The fraudster comes into a business with a damaged or cancelled card (often the fraudster's own). The fraudster shows the merchant how to process a transaction 'off-line', which circumvents the approval process. The fraudster takes cash and/or goods. This can go on for weeks before it is picked up. The chargeback occurs because the merchant has processed the transaction contrary to the merchant agreement (processing offline when the terminal is working).
Merchant's business is broken into and the terminal stolen or merchant is duped into handing over the terminal to a person claiming to be from the bank. Thief uses terminal to process 'refunds' to an account, and funds are withdrawn.
More case studies are available on our website at www.fos.org.au/casestudies.
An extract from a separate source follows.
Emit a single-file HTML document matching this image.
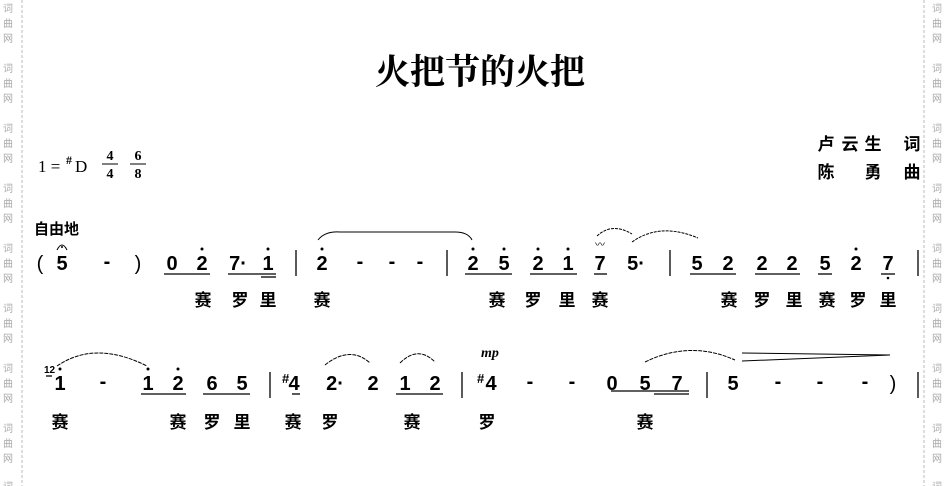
<!DOCTYPE html>
<html><head><meta charset="utf-8"><style>
body{margin:0;background:#fff;}
svg{display:block}
.n{font-family:"Liberation Sans",sans-serif;font-weight:bold;font-size:20px;text-anchor:middle}
.l{font-family:"Liberation Sans","Noto Sans CJK SC",sans-serif;font-weight:bold;font-size:17px;text-anchor:middle}
.w{font-family:"Noto Sans CJK SC",sans-serif;font-size:10px;fill:#aaa;text-anchor:middle}
</style></head><body>
<svg width="946" height="486" viewBox="0 0 946 486" xmlns="http://www.w3.org/2000/svg">
<line x1="22" y1="0" x2="22" y2="486" stroke="#bbb" stroke-dasharray="3,2"/>
<line x1="924" y1="0" x2="924" y2="486" stroke="#bbb" stroke-dasharray="3,2"/>
<g id="wm">
<text class="w" x="8" y="12">词</text><text class="w" x="8" y="27">曲</text><text class="w" x="8" y="42">网</text>
<text class="w" x="8" y="72">词</text><text class="w" x="8" y="87">曲</text><text class="w" x="8" y="102">网</text>
<text class="w" x="8" y="132">词</text><text class="w" x="8" y="147">曲</text><text class="w" x="8" y="162">网</text>
<text class="w" x="8" y="192">词</text><text class="w" x="8" y="207">曲</text><text class="w" x="8" y="222">网</text>
<text class="w" x="8" y="252">词</text><text class="w" x="8" y="267">曲</text><text class="w" x="8" y="282">网</text>
<text class="w" x="8" y="312">词</text><text class="w" x="8" y="327">曲</text><text class="w" x="8" y="342">网</text>
<text class="w" x="8" y="372">词</text><text class="w" x="8" y="387">曲</text><text class="w" x="8" y="402">网</text>
<text class="w" x="8" y="432">词</text><text class="w" x="8" y="447">曲</text><text class="w" x="8" y="462">网</text>
<text class="w" x="8" y="490">词</text>
</g>
<use href="#wm" x="929"/>
<text x="480" y="84" style="font-family:'Liberation Serif','Noto Serif CJK SC',serif;font-weight:bold;font-size:35px;text-anchor:middle">火把节的火把</text>
<text x="38" y="172" style="font-family:'Liberation Serif',serif;font-size:17px">1 =</text>
<text x="66" y="164" style="font-family:'Liberation Serif',serif;font-size:12px;font-weight:bold">#</text>
<text x="75" y="172" style="font-family:'Liberation Serif',serif;font-size:17px">D</text>
<text class="n" x="110" y="160" style="font-size:14px;font-family:'Liberation Serif',serif">4</text>
<line x1="102" y1="164" x2="118" y2="164" stroke="#000"/>
<text class="n" x="110" y="178" style="font-size:14px;font-family:'Liberation Serif',serif">4</text>
<text class="n" x="138" y="160" style="font-size:14px;font-family:'Liberation Serif',serif">6</text>
<line x1="130" y1="164" x2="146" y2="164" stroke="#000"/>
<text class="n" x="138" y="178" style="font-size:14px;font-family:'Liberation Serif',serif">8</text>
<text class="l" x="826" y="150">卢</text><text class="l" x="850" y="150">云</text><text class="l" x="873" y="150">生</text><text class="l" x="912" y="150">词</text>
<text class="l" x="826" y="178">陈</text><text class="l" x="873" y="178">勇</text><text class="l" x="912" y="178">曲</text>
<text class="l" x="34" y="234" style="text-anchor:start;font-size:15px">自由地</text>
<g class="n">
<text x="40" y="270" style="font-weight:normal">(</text><text x="62" y="270">5</text><text x="107" y="268">-</text><text x="138" y="270" style="font-weight:normal">)</text>
<text x="172" y="270">0</text><text x="202" y="270">2</text><text x="238" y="270">7·</text><text x="268" y="270">1</text>
<text x="322" y="270">2</text><text x="360" y="268">-</text><text x="392" y="268">-</text><text x="420" y="268">-</text>
<text x="473" y="270">2</text><text x="504" y="270">5</text><text x="538" y="270">2</text><text x="568" y="270">1</text><text x="600" y="270">7</text><text x="636" y="270">5·</text>
<text x="697" y="270">5</text><text x="728" y="270">2</text><text x="762" y="270">2</text><text x="792" y="270">2</text><text x="825" y="270">5</text><text x="856" y="270">2</text><text x="888" y="270">7</text>
</g>
<g fill="#000"><circle cx="202" cy="249" r="1.5"/><circle cx="268" cy="249" r="1.5"/><circle cx="322" cy="249" r="1.5"/><circle cx="473" cy="249" r="1.5"/><circle cx="504" cy="249" r="1.5"/><circle cx="538" cy="249" r="1.5"/><circle cx="568" cy="249" r="1.5"/><circle cx="856" cy="249" r="1.5"/><circle cx="888" cy="278" r="1.3"/></g>
<path d="M57 250 Q62 240 67 250" fill="none" stroke="#000"/><circle cx="62" cy="247" r="1"/>
<text x="600" y="248" style="font-size:10px;text-anchor:middle">〰</text>
<g stroke="#000" stroke-width="1.3">
<line x1="296" y1="250" x2="296" y2="276"/><line x1="447" y1="250" x2="447" y2="276"/><line x1="670" y1="250" x2="670" y2="276"/><line x1="918" y1="250" x2="918" y2="276"/>
<line x1="164" y1="274" x2="210" y2="274"/><line x1="228" y1="274" x2="276" y2="274"/><line x1="261" y1="277" x2="276" y2="277"/>
<line x1="465" y1="274" x2="512" y2="274"/><line x1="530" y1="274" x2="577" y2="274"/><line x1="594" y1="274" x2="607" y2="274"/>
<line x1="690" y1="274" x2="736" y2="274"/><line x1="755" y1="274" x2="800" y2="274"/><line x1="818" y1="274" x2="832" y2="274"/><line x1="881" y1="274" x2="895" y2="274"/>
</g>
<g fill="none" stroke="#000">
<path d="M318 240 Q325 231 340 232 L455 232 Q468 232 472 240"/>
<path d="M597 236 Q612 222 632 234" stroke-dasharray="3,1"/>
<path d="M632 242 Q660 222 698 238" stroke-dasharray="3,1"/>
</g>
<g class="l">
<text x="203" y="306">赛</text><text x="240" y="306">罗</text><text x="268" y="306">里</text><text x="322" y="306">赛</text>
<text x="497" y="306">赛</text><text x="533" y="306">罗</text><text x="567" y="306">里</text><text x="600" y="306">赛</text>
<text x="729" y="306">赛</text><text x="762" y="306">罗</text><text x="794" y="306">里</text><text x="827" y="306">赛</text><text x="858" y="306">罗</text><text x="888" y="306">里</text>
</g>
<text x="44" y="373" style="font-family:'Liberation Sans';font-weight:bold;font-size:10px">12</text>
<text x="490" y="357" style="font-family:'Liberation Serif',serif;font-weight:bold;font-style:italic;font-size:14px;text-anchor:middle">mp</text>
<g class="n">
<text x="60" y="390">1</text><text x="103" y="388">-</text><text x="148" y="390">1</text><text x="178" y="390">2</text><text x="212" y="390">6</text><text x="242" y="390">5</text>
<text x="294" y="390">4</text><text x="335" y="390">2·</text><text x="373" y="390">2</text><text x="405" y="390">1</text><text x="435" y="390">2</text>
<text x="491" y="390">4</text><text x="530" y="388">-</text><text x="572" y="388">-</text><text x="612" y="390">0</text><text x="645" y="390">5</text><text x="677" y="390">7</text>
<text x="733" y="390">5</text><text x="778" y="388">-</text><text x="820" y="388">-</text><text x="865" y="388">-</text><text x="893" y="390" style="font-weight:normal">)</text>
</g>
<text x="282" y="383" style="font-family:'Liberation Sans';font-weight:bold;font-size:13px">#</text>
<text x="477" y="383" style="font-family:'Liberation Sans';font-weight:bold;font-size:13px">#</text>
<g fill="#000"><circle cx="60" cy="369" r="1.5"/><circle cx="148" cy="369" r="1.5"/><circle cx="178" cy="369" r="1.5"/></g>
<g stroke="#000" stroke-width="1.3">
<line x1="270" y1="372" x2="270" y2="398"/><line x1="462" y1="372" x2="462" y2="398"/><line x1="707" y1="372" x2="707" y2="398"/><line x1="918" y1="372" x2="918" y2="398"/>
<line x1="141" y1="394" x2="186" y2="394"/><line x1="203" y1="394" x2="250" y2="394"/><line x1="396" y1="394" x2="443" y2="394"/><line x1="292" y1="394" x2="300" y2="394"/>
<line x1="611" y1="391" x2="689" y2="391"/><line x1="654" y1="394" x2="689" y2="394"/>
<line x1="46" y1="376" x2="52" y2="376"/>
</g>
<g fill="none" stroke="#000" stroke-dasharray="4,1">
<path d="M57 366 Q95 340 147 366"/>
<path d="M325 365 Q350 345 370 363"/><path d="M400 363 Q418 345 435 362"/>
<path d="M645 362 Q690 340 735 360"/>
</g>
<g stroke="#000">
<line x1="742" y1="353" x2="890" y2="355"/><line x1="742" y1="361" x2="890" y2="355"/>
</g>
<g class="l">
<text x="60" y="428">赛</text><text x="178" y="428">赛</text><text x="212" y="428">罗</text><text x="242" y="428">里</text>
<text x="293" y="428">赛</text><text x="330" y="428">罗</text><text x="412" y="428">赛</text><text x="487" y="428">罗</text><text x="645" y="428">赛</text>
</g>
</svg>
</body></html>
Conrad ran a small computer sales business and was the victim of a credit card fraud. Conrad said that a consumer had paid cash for two laptops, then rang with a story that their friends also wanted to purchase laptops. The consumer provided credit card details over the telephone, and all but one of the transactions went through when Conrad sought authorisation.
Later, Conrad discovered that his financial services provider (FSP) had charged back these transactions because the cardholders said they had not authorised the transactions. Conrad complained that he had sold computers to the value of $10,000 and his FSP had no right to charge back these transactions.
Conrad lodged a dispute with FOS. We considered that Conrad had taken a risk by accepting the card details over the phone and not obtaining authorisation from the cardholder by signature or PIN. The FSP's authorisation only verified that none of the cards had been reported stolen and that there was sufficient credit available on the cards to complete the transaction. It did not guarantee the cardholder's authorisation for the transaction.
We decided that the FSP was entitled to chargeback the transactions, because the true cardholders had not authorised the use of their cards for the purchase of the laptops.